▶ What the exercise asks:
Consider the listing below. Extract exactly the lines from the line containing "Convert this chart to matplotlib code." to the line containing "a_total = [-0.50, -1.55, -0.75, 0.30, 1.20, 2.28, 8.40]", both included.

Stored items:

--- --- ---

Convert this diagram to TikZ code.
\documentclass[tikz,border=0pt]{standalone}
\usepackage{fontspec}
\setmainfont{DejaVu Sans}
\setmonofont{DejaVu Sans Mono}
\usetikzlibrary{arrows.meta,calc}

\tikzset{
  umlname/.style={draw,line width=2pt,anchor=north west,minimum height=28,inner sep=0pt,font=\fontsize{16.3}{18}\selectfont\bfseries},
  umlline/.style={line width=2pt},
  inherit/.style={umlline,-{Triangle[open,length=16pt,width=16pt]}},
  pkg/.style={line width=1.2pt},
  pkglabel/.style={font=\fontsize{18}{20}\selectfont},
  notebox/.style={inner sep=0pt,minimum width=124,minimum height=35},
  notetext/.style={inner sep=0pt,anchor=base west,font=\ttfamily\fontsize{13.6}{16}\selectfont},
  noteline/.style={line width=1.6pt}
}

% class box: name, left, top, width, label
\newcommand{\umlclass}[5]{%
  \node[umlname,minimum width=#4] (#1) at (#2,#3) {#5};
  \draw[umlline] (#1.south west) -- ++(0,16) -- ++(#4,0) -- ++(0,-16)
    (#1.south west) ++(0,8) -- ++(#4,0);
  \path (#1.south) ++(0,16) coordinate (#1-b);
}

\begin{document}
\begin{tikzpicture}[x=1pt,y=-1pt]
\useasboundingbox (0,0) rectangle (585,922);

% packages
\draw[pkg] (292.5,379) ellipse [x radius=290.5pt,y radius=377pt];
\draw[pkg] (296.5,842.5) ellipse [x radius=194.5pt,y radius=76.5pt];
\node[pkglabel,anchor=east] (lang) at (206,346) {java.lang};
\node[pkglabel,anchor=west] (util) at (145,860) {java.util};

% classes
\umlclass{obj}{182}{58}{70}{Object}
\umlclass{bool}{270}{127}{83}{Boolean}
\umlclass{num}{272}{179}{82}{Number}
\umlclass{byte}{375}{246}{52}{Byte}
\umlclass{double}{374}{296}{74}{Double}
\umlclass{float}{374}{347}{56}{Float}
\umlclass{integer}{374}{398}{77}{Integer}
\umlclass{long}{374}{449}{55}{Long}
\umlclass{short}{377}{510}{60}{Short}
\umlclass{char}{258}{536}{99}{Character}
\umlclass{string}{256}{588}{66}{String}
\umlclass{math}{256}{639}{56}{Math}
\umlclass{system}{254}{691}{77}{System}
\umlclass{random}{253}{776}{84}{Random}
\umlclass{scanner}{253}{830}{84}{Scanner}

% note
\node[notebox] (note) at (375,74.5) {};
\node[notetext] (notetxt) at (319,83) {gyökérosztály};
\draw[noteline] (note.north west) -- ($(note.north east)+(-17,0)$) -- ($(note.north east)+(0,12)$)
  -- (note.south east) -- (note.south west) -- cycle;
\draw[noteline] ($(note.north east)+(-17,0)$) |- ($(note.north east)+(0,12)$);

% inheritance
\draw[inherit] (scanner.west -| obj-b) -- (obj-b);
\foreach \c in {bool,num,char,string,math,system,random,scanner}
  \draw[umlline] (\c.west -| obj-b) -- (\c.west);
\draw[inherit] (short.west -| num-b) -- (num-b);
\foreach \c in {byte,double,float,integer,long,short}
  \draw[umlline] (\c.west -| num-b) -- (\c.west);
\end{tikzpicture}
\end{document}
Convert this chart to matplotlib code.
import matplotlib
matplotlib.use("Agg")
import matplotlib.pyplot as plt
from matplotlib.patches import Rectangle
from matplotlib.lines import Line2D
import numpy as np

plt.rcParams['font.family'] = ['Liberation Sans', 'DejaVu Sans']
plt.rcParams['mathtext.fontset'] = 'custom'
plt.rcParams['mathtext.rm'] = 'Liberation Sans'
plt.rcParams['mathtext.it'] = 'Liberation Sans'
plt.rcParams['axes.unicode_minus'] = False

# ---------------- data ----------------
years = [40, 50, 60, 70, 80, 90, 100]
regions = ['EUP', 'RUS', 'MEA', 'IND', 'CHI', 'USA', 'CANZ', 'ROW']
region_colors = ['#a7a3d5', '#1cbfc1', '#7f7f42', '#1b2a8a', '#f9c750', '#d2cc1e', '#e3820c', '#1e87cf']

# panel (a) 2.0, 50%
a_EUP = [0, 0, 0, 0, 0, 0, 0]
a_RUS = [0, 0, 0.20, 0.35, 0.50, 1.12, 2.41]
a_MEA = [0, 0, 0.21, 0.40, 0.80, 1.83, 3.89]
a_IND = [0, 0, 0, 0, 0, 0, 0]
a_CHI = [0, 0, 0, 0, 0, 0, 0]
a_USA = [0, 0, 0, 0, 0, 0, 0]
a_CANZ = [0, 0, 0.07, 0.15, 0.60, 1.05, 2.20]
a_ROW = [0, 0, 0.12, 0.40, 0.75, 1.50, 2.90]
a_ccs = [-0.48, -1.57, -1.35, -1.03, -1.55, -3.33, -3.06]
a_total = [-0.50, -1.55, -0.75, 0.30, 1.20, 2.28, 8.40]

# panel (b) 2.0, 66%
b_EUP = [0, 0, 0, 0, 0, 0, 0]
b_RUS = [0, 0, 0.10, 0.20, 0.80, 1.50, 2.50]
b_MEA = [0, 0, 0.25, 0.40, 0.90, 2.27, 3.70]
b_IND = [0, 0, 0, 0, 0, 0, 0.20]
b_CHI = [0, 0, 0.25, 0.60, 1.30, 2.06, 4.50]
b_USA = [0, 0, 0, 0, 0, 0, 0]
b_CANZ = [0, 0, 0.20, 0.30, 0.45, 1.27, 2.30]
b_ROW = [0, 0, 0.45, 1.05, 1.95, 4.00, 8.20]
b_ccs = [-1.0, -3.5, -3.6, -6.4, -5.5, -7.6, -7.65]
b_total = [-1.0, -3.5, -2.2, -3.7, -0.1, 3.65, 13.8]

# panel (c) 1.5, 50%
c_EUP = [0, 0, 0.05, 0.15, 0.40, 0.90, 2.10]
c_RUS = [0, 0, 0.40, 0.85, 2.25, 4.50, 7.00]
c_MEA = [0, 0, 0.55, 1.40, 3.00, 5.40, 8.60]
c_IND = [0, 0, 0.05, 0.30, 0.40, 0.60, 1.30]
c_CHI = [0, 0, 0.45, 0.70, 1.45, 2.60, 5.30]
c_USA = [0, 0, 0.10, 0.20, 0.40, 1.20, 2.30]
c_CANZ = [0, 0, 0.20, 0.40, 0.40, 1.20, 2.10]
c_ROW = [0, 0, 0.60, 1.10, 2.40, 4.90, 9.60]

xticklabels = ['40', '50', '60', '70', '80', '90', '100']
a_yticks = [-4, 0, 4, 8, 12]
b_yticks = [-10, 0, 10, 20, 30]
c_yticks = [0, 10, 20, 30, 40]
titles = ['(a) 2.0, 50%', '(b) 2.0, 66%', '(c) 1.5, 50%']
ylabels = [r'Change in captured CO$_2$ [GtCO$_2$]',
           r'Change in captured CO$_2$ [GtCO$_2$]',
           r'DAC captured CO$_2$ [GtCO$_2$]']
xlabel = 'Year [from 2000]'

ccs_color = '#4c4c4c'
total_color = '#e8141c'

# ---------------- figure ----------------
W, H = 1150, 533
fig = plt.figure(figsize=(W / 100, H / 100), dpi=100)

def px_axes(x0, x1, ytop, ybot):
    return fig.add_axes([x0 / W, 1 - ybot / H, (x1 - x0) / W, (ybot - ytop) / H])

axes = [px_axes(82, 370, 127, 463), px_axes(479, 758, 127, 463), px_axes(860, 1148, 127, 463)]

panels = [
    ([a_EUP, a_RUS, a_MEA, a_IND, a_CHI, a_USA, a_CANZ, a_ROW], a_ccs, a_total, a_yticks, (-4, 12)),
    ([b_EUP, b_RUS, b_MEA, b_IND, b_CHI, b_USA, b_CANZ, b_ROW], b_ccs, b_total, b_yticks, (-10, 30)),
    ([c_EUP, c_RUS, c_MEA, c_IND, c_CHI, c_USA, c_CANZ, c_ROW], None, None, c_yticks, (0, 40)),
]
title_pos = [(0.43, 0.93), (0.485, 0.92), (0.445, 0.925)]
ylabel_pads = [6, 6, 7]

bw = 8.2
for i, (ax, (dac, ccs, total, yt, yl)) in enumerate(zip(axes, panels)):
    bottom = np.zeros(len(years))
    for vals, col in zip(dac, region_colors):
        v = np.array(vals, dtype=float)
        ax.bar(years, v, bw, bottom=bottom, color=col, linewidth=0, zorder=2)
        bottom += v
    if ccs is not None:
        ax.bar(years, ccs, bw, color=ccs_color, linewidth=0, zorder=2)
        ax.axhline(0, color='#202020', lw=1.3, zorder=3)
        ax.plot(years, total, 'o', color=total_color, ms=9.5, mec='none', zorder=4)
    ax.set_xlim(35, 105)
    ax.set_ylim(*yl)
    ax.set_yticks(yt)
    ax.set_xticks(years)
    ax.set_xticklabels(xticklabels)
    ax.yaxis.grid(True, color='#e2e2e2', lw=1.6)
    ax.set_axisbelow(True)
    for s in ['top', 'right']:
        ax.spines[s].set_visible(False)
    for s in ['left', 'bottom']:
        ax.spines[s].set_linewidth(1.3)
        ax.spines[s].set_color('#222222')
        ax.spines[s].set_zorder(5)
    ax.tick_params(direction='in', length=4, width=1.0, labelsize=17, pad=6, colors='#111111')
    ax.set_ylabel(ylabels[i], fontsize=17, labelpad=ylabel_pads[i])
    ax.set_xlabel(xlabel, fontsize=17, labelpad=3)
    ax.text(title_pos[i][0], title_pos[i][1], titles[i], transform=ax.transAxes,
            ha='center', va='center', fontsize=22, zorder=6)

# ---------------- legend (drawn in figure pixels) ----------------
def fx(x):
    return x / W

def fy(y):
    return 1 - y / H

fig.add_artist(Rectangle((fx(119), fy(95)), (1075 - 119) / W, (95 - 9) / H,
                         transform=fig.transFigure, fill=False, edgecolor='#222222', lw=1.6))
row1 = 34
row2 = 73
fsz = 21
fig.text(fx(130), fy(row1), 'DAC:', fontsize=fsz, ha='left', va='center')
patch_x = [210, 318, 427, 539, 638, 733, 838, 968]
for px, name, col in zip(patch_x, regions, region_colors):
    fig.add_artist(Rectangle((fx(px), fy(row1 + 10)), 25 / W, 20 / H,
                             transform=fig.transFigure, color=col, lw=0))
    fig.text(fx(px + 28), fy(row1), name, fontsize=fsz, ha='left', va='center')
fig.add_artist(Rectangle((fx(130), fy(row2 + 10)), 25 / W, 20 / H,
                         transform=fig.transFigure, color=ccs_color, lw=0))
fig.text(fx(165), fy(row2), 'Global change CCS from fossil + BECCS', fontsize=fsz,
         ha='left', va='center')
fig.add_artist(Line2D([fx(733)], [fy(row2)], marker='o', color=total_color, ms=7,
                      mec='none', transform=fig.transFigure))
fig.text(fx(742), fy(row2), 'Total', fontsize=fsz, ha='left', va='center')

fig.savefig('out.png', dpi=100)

--- --- ---

▶ Answer to the problem:
Convert this chart to matplotlib code.
import matplotlib
matplotlib.use("Agg")
import matplotlib.pyplot as plt
from matplotlib.patches import Rectangle
from matplotlib.lines import Line2D
import numpy as np

plt.rcParams['font.family'] = ['Liberation Sans', 'DejaVu Sans']
plt.rcParams['mathtext.fontset'] = 'custom'
plt.rcParams['mathtext.rm'] = 'Liberation Sans'
plt.rcParams['mathtext.it'] = 'Liberation Sans'
plt.rcParams['axes.unicode_minus'] = False

# ---------------- data ----------------
years = [40, 50, 60, 70, 80, 90, 100]
regions = ['EUP', 'RUS', 'MEA', 'IND', 'CHI', 'USA', 'CANZ', 'ROW']
region_colors = ['#a7a3d5', '#1cbfc1', '#7f7f42', '#1b2a8a', '#f9c750', '#d2cc1e', '#e3820c', '#1e87cf']

# panel (a) 2.0, 50%
a_EUP = [0, 0, 0, 0, 0, 0, 0]
a_RUS = [0, 0, 0.20, 0.35, 0.50, 1.12, 2.41]
a_MEA = [0, 0, 0.21, 0.40, 0.80, 1.83, 3.89]
a_IND = [0, 0, 0, 0, 0, 0, 0]
a_CHI = [0, 0, 0, 0, 0, 0, 0]
a_USA = [0, 0, 0, 0, 0, 0, 0]
a_CANZ = [0, 0, 0.07, 0.15, 0.60, 1.05, 2.20]
a_ROW = [0, 0, 0.12, 0.40, 0.75, 1.50, 2.90]
a_ccs = [-0.48, -1.57, -1.35, -1.03, -1.55, -3.33, -3.06]
a_total = [-0.50, -1.55, -0.75, 0.30, 1.20, 2.28, 8.40]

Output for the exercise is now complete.